Recent Developments in NSF Representments

Assessment of non-sufficient funds fees (NSF) on representments of items, such as Automated Clearing House (ACH) withdrawals and checks, have been a heightened risk issue for financial institutions. While this is not a new issue because checks have been represented for decades, the volume of electronic transactions over that same period has drastically increased. The lack of clarity around how much one bill hitting a consumer’s account could cost them in a negative balance situation creates the heightened risk for unfair, deceptive, or abusive acts or practices (UDAAP). The FDIC noted this information in the March 2022 Supervisory Highlights; however, on Aug. 18, 2022, a Financial Institution Letter (FIL), Supervisory Guidance on Multiple Representment NSF Fees1, was issued.

In the FIL, the FDIC notes the issuance of this guidance presents an elevated risk of violations of law and harm to customers. The guidance outlines the consumer compliance, third-party, and litigation risks associated with the handling of NSF and provides for several risk management procedures to assist institutions in minimizing the risks related to potential unfair or deceptive practices.

Based on these areas outlined, there are a few takeaways institutions need to be prepared for regarding representments:

  1. Account Disclosures – Deposit account disclosures, such as terms and conditions, truth in savings disclosures, and fee schedules, must be updated to show that representments of items can occur and could result in multiple fees to the customer.
  2. Unfair Practices – The FDIC specifically noted that while revising disclosures may address the risk of deception, doing so may not fully address the unfairness risk of assessing NSF fees on the same item represented multiple times.

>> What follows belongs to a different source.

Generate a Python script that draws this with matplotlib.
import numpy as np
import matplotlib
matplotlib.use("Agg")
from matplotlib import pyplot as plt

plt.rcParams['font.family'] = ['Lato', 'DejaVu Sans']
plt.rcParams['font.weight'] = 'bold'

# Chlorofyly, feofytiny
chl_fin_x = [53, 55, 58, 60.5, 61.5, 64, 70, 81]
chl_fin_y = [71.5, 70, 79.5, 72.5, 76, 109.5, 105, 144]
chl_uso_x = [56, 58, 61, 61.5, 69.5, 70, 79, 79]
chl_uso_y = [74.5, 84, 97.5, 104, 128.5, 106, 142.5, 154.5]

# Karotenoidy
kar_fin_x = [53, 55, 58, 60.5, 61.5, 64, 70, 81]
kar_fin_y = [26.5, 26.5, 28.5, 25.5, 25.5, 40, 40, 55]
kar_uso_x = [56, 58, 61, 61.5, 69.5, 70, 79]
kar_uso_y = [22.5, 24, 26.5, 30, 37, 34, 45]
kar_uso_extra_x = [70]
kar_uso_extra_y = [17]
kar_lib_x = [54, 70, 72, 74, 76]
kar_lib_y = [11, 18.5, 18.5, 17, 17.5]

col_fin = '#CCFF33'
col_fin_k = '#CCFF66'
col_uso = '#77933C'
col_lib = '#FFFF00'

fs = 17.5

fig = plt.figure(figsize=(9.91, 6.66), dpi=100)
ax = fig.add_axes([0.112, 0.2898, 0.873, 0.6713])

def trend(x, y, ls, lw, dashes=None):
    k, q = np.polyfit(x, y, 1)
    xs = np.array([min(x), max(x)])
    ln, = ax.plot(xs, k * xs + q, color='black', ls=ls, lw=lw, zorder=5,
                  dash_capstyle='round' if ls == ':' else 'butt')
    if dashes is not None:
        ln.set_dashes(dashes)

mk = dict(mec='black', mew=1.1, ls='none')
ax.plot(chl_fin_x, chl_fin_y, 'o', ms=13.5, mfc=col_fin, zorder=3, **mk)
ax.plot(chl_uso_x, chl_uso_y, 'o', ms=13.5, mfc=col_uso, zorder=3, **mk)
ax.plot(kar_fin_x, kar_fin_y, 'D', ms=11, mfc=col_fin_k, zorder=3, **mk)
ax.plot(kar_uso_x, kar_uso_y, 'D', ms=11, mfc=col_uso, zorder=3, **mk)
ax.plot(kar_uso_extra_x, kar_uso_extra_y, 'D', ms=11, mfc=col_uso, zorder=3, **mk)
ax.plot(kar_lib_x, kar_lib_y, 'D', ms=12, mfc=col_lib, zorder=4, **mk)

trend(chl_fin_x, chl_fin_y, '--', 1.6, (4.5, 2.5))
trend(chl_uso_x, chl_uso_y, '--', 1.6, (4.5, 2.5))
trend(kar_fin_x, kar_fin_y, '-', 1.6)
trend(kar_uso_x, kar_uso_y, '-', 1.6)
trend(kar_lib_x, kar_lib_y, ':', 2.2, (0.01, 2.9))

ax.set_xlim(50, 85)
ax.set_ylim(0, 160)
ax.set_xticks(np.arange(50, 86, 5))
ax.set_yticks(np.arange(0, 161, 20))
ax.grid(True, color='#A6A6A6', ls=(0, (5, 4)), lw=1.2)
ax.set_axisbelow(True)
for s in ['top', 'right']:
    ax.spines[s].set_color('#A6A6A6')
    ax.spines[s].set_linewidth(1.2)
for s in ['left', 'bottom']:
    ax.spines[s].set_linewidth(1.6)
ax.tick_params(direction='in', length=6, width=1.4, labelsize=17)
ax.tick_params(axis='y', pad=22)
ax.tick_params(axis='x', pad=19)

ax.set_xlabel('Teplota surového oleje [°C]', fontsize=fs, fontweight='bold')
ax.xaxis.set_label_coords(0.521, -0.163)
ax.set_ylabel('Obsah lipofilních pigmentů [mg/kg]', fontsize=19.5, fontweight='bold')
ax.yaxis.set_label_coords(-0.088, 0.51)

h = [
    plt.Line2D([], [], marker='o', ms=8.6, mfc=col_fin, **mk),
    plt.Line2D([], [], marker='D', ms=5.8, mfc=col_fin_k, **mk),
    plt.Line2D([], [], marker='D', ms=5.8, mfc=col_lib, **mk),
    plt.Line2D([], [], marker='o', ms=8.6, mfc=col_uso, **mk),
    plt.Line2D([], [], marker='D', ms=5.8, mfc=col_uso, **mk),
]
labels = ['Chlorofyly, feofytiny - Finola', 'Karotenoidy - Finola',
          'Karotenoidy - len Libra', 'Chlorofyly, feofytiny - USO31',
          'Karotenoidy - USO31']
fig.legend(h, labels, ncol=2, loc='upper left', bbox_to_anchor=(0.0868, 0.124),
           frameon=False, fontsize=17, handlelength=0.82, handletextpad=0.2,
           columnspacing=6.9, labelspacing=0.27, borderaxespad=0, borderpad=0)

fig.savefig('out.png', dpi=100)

This means the disclosure change alone may not be the full solution for this issue, more of a bandage for now.
  3. Third-Party Risk – Third parties, including core processors, often play significant roles in processing payments, such as identifying and tracking represented items and providing systems that determine when NSF fees are assessed. Such third-party arrangements may present heightened UDAAP risk if not properly managed. Institutions are expected to maintain adequate oversight of third-party activities and appropriate quality control over products and services provided through third-party arrangements.

When a utility bill payment, for example, is presented up to four times by the utility company’s processor of batch ACH transactions, it could result in four charges to the customer. That could significantly impact the average consumer who does not understand or realize they can be charged multiple times for the same utility bill, and institutions need to identify any risks or controls they can put in place. Industry system providers in this space are not ready for the handling and discernment between items and when it is a representment instead of a newly presented item. Some vendors have reported updates will not be ready until 2023 for this issue; some could be as late as midyear. This is the immediate issue, and institutions cannot be expected to review each NSF manually. Until a solution is presented, there will continue to be a risk for the institutions.

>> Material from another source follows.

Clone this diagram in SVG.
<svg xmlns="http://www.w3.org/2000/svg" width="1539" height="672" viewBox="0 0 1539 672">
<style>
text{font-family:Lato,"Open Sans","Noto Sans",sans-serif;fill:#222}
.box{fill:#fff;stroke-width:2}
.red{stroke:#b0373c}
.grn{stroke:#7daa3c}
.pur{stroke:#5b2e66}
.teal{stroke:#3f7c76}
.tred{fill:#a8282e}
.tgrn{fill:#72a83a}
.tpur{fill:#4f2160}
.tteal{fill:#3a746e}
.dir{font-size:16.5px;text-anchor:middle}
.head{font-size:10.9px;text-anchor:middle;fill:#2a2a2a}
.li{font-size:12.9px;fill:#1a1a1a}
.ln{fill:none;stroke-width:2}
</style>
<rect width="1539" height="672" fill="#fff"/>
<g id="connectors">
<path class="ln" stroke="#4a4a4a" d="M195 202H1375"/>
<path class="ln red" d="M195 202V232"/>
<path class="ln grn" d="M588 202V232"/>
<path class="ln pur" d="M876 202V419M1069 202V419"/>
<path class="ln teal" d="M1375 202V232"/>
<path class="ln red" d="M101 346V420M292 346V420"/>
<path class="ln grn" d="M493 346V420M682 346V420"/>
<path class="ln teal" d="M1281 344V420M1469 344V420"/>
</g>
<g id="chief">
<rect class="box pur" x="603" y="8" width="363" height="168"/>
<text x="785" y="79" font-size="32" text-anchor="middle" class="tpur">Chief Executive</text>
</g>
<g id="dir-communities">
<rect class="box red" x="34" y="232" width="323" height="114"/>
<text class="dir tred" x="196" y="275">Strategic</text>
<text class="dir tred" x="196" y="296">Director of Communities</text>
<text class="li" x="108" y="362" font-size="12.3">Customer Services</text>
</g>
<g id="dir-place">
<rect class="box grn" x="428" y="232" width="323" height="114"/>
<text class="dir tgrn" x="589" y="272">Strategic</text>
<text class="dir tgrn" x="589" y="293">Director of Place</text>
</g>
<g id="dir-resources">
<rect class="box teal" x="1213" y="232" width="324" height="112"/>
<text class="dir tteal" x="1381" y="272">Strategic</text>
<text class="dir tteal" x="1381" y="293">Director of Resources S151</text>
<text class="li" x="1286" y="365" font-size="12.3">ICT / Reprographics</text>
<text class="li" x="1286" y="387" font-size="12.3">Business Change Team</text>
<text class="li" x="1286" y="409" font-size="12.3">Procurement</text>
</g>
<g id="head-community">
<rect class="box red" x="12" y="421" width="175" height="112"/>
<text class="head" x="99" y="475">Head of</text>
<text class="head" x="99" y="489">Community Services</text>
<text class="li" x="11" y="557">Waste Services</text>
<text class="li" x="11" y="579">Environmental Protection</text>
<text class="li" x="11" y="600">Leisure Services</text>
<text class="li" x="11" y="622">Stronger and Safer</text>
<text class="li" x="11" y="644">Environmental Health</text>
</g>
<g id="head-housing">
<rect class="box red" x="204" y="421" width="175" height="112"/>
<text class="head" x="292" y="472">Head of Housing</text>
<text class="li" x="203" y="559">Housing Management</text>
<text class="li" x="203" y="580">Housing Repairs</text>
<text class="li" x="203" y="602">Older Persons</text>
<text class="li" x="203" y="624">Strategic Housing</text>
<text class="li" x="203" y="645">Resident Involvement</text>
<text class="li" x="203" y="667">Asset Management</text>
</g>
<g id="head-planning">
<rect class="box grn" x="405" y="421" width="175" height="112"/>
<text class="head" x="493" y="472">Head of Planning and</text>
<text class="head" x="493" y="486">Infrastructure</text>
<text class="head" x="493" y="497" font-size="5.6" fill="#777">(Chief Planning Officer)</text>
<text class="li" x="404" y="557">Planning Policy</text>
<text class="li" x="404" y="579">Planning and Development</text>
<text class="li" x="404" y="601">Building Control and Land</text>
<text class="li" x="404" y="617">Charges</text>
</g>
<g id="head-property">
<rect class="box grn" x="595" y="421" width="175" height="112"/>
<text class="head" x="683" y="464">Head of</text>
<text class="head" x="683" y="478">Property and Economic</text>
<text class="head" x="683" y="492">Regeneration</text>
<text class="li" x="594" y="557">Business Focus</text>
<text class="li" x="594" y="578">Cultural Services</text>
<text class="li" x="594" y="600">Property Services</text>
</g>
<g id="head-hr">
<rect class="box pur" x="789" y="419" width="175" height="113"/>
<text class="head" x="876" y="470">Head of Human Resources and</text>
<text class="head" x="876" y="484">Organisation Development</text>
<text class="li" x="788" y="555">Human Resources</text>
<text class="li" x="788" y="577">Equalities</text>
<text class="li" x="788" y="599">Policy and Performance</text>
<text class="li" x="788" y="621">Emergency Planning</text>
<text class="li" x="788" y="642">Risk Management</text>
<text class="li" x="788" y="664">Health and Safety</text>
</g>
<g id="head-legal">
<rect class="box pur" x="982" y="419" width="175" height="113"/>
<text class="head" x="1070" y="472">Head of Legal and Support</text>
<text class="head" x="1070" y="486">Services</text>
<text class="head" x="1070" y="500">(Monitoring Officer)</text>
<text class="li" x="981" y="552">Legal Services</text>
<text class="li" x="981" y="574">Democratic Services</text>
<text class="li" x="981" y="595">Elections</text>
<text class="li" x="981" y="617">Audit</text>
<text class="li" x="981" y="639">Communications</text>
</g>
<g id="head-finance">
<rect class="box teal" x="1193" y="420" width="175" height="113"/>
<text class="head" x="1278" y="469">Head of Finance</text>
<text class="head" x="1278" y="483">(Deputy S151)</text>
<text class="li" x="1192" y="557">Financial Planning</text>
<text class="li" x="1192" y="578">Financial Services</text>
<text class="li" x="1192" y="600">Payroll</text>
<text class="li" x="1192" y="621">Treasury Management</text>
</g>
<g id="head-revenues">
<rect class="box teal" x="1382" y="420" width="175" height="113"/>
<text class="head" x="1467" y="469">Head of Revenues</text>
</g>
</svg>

The question is, what can you do now to help minimize the UDAAP risk? The FDIC addressed its approach in the guidance issued as follows:

“When exercising supervisory and enforcement responsibilities regarding multiple representment NSF fee practices, the FDIC will take appropriate action to address consumer harm and violations of law. The FDIC’s supervisory response will focus on identifying representment-related issues and ensuring correction of deficiencies and remediation to harmed customers. In reviewing compliance management systems, the FDIC recognizes an institution’s proactive efforts to self-identify and correct violations. Examiners will generally not cite UDAP violations that have been self-identified and fully corrected prior to the start of a consumer compliance examination. In addition, in determining the scope of restitution, the FDIC will consider an institution’s record-keeping practices and any challenges an institution may have with retrieving, reviewing, and analyzing re-presentment data, on a case-by-case basis, when evaluating the time period institutions utilized for customer remediation. Failing to provide restitution for harmed customers when data on re-presentments is reasonably available will not be considered full corrective action. If examiners identify violations of law due to re-presentment NSF fee practices that have not been self-identified and fully corrected prior to a consumer compliance examination, the FDIC will evaluate appropriate supervisory or enforcement actions, including civil money penalties and restitution, where appropriate.”

Therefore, if you are an FDIC-supervised institution, you need to be proactive and try to identify potentially harmed customers and develop a plan for corrective action. This may include a lookback for restitution. If you are not an FDIC-supervised institution, you should remain on high alert because this has escalated quickly and could with the other agencies as well.